Exercise brief:
Type out the complete listing below word for word, without its pictures.

Source data:
━━━━━━━━━━━━━━━━━━━━━━━━━━━━━━
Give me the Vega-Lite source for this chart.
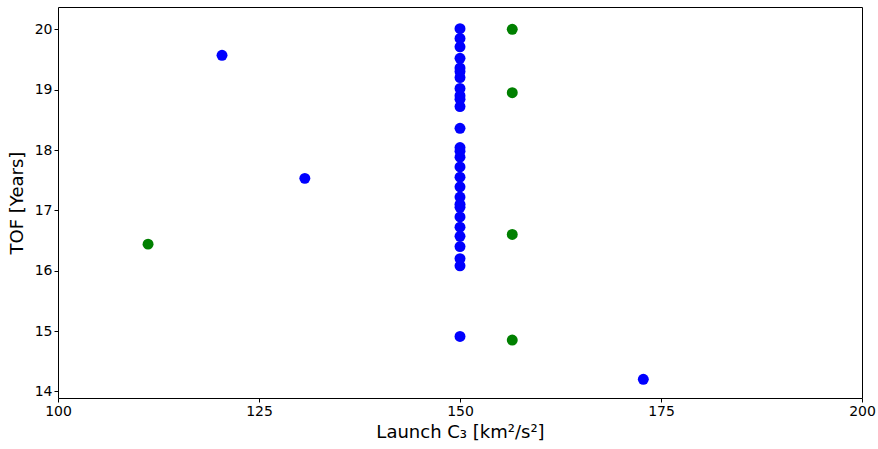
{
  "$schema": "https://vega.github.io/schema/vega-lite/v6.json",
  "width": 804,
  "height": 391,
  "autosize": {"type": "none"},
  "padding": {"left": 58, "top": 7, "right": 16, "bottom": 51},
  "background": "white",
  "config": {
    "view": {"stroke": "#000000", "strokeWidth": 1},
    "font": "DejaVu Sans",
    "axis": {
      "grid": false,
      "domain": false,
      "tickColor": "#000000",
      "tickSize": 4,
      "labelColor": "#000000",
      "labelFontSize": 14,
      "labelFlush": false,
      "labelOverlap": false,
      "labelFont": "DejaVu Sans",
      "titleFont": "DejaVu Sans",
      "titleFontSize": 18,
      "titleFontWeight": "normal",
      "titleColor": "#000000"
    }
  },
  "data": {
    "values": [
      {"c3": 150, "tof": 20.01, "s": "blue"},
      {"c3": 150, "tof": 19.85, "s": "blue"},
      {"c3": 150, "tof": 19.71, "s": "blue"},
      {"c3": 150, "tof": 19.52, "s": "blue"},
      {"c3": 150, "tof": 19.36, "s": "blue"},
      {"c3": 150, "tof": 19.3, "s": "blue"},
      {"c3": 150, "tof": 19.2, "s": "blue"},
      {"c3": 150, "tof": 19.02, "s": "blue"},
      {"c3": 150, "tof": 18.9, "s": "blue"},
      {"c3": 150, "tof": 18.84, "s": "blue"},
      {"c3": 150, "tof": 18.72, "s": "blue"},
      {"c3": 150, "tof": 18.36, "s": "blue"},
      {"c3": 150, "tof": 18.04, "s": "blue"},
      {"c3": 150, "tof": 17.98, "s": "blue"},
      {"c3": 150, "tof": 17.88, "s": "blue"},
      {"c3": 150, "tof": 17.72, "s": "blue"},
      {"c3": 150, "tof": 17.55, "s": "blue"},
      {"c3": 150, "tof": 17.39, "s": "blue"},
      {"c3": 150, "tof": 17.22, "s": "blue"},
      {"c3": 150, "tof": 17.1, "s": "blue"},
      {"c3": 150, "tof": 17.05, "s": "blue"},
      {"c3": 150, "tof": 16.89, "s": "blue"},
      {"c3": 150, "tof": 16.72, "s": "blue"},
      {"c3": 150, "tof": 16.57, "s": "blue"},
      {"c3": 150, "tof": 16.4, "s": "blue"},
      {"c3": 150, "tof": 16.2, "s": "blue"},
      {"c3": 150, "tof": 16.08, "s": "blue"},
      {"c3": 150, "tof": 14.91, "s": "blue"},
      {"c3": 120.4, "tof": 19.57, "s": "blue"},
      {"c3": 130.7, "tof": 17.53, "s": "blue"},
      {"c3": 172.8, "tof": 14.2, "s": "blue"},
      {"c3": 111.2, "tof": 16.44, "s": "green"},
      {"c3": 156.5, "tof": 20.0, "s": "green"},
      {"c3": 156.5, "tof": 18.95, "s": "green"},
      {"c3": 156.5, "tof": 16.6, "s": "green"},
      {"c3": 156.5, "tof": 14.85, "s": "green"}
    ]
  },
  "mark": {"type": "point", "filled": true, "opacity": 1, "size": 120},
  "encoding": {
    "x": {
      "field": "c3",
      "type": "quantitative",
      "scale": {"domain": [100, 200], "nice": false, "zero": false},
      "axis": {"values": [100, 125, 150, 175, 200], "title": "Launch C₃ [km²/s²]", "titlePadding": 5}
    },
    "y": {
      "field": "tof",
      "type": "quantitative",
      "scale": {"domain": [13.89, 20.37], "nice": false, "zero": false},
      "axis": {"values": [14, 15, 16, 17, 18, 19, 20], "title": "TOF [Years]", "titlePadding": 8}
    },
    "color": {
      "field": "s",
      "type": "nominal",
      "scale": {"domain": ["blue", "green"], "range": ["#0000ff", "#008000"]},
      "legend": null
    }
  }
}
━━━━━━━━━━━━━━━━━━━━━━━━━━━━━━
Task result:
Give me the Vega-Lite source for this chart.
{
  "$schema": "https://vega.github.io/schema/vega-lite/v6.json",
  "width": 804,
  "height": 391,
  "autosize": {"type": "none"},
  "padding": {"left": 58, "top": 7, "right": 16, "bottom": 51},
  "background": "white",
  "config": {
    "view": {"stroke": "#000000", "strokeWidth": 1},
    "font": "DejaVu Sans",
    "axis": {
      "grid": false,
      "domain": false,
      "tickColor": "#000000",
      "tickSize": 4,
      "labelColor": "#000000",
      "labelFontSize": 14,
      "labelFlush": false,
      "labelOverlap": false,
      "labelFont": "DejaVu Sans",
      "titleFont": "DejaVu Sans",
      "titleFontSize": 18,
      "titleFontWeight": "normal",
      "titleColor": "#000000"
    }
  },
  "data": {
    "values": [
      {"c3": 150, "tof": 20.01, "s": "blue"},
      {"c3": 150, "tof": 19.85, "s": "blue"},
      {"c3": 150, "tof": 19.71, "s": "blue"},
      {"c3": 150, "tof": 19.52, "s": "blue"},
      {"c3": 150, "tof": 19.36, "s": "blue"},
      {"c3": 150, "tof": 19.3, "s": "blue"},
      {"c3": 150, "tof": 19.2, "s": "blue"},
      {"c3": 150, "tof": 19.02, "s": "blue"},
      {"c3": 150, "tof": 18.9, "s": "blue"},
      {"c3": 150, "tof": 18.84, "s": "blue"},
      {"c3": 150, "tof": 18.72, "s": "blue"},
      {"c3": 150, "tof": 18.36, "s": "blue"},
      {"c3": 150, "tof": 18.04, "s": "blue"},
      {"c3": 150, "tof": 17.98, "s": "blue"},
      {"c3": 150, "tof": 17.88, "s": "blue"},
      {"c3": 150, "tof": 17.72, "s": "blue"},
      {"c3": 150, "tof": 17.55, "s": "blue"},
      {"c3": 150, "tof": 17.39, "s": "blue"},
      {"c3": 150, "tof": 17.22, "s": "blue"},
      {"c3": 150, "tof": 17.1, "s": "blue"},
      {"c3": 150, "tof": 17.05, "s": "blue"},
      {"c3": 150, "tof": 16.89, "s": "blue"},
      {"c3": 150, "tof": 16.72, "s": "blue"},
      {"c3": 150, "tof": 16.57, "s": "blue"},
      {"c3": 150, "tof": 16.4, "s": "blue"},
      {"c3": 150, "tof": 16.2, "s": "blue"},
      {"c3": 150, "tof": 16.08, "s": "blue"},
      {"c3": 150, "tof": 14.91, "s": "blue"},
      {"c3": 120.4, "tof": 19.57, "s": "blue"},
      {"c3": 130.7, "tof": 17.53, "s": "blue"},
      {"c3": 172.8, "tof": 14.2, "s": "blue"},
      {"c3": 111.2, "tof": 16.44, "s": "green"},
      {"c3": 156.5, "tof": 20.0, "s": "green"},
      {"c3": 156.5, "tof": 18.95, "s": "green"},
      {"c3": 156.5, "tof": 16.6, "s": "green"},
      {"c3": 156.5, "tof": 14.85, "s": "green"}
    ]
  },
  "mark": {"type": "point", "filled": true, "opacity": 1, "size": 120},
  "encoding": {
    "x": {
      "field": "c3",
      "type": "quantitative",
      "scale": {"domain": [100, 200], "nice": false, "zero": false},
      "axis": {"values": [100, 125, 150, 175, 200], "title": "Launch C₃ [km²/s²]", "titlePadding": 5}
    },
    "y": {
      "field": "tof",
      "type": "quantitative",
      "scale": {"domain": [13.89, 20.37], "nice": false, "zero": false},
      "axis": {"values": [14, 15, 16, 17, 18, 19, 20], "title": "TOF [Years]", "titlePadding": 8}
    },
    "color": {
      "field": "s",
      "type": "nominal",
      "scale": {"domain": ["blue", "green"], "range": ["#0000ff", "#008000"]},
      "legend": null
    }
  }
}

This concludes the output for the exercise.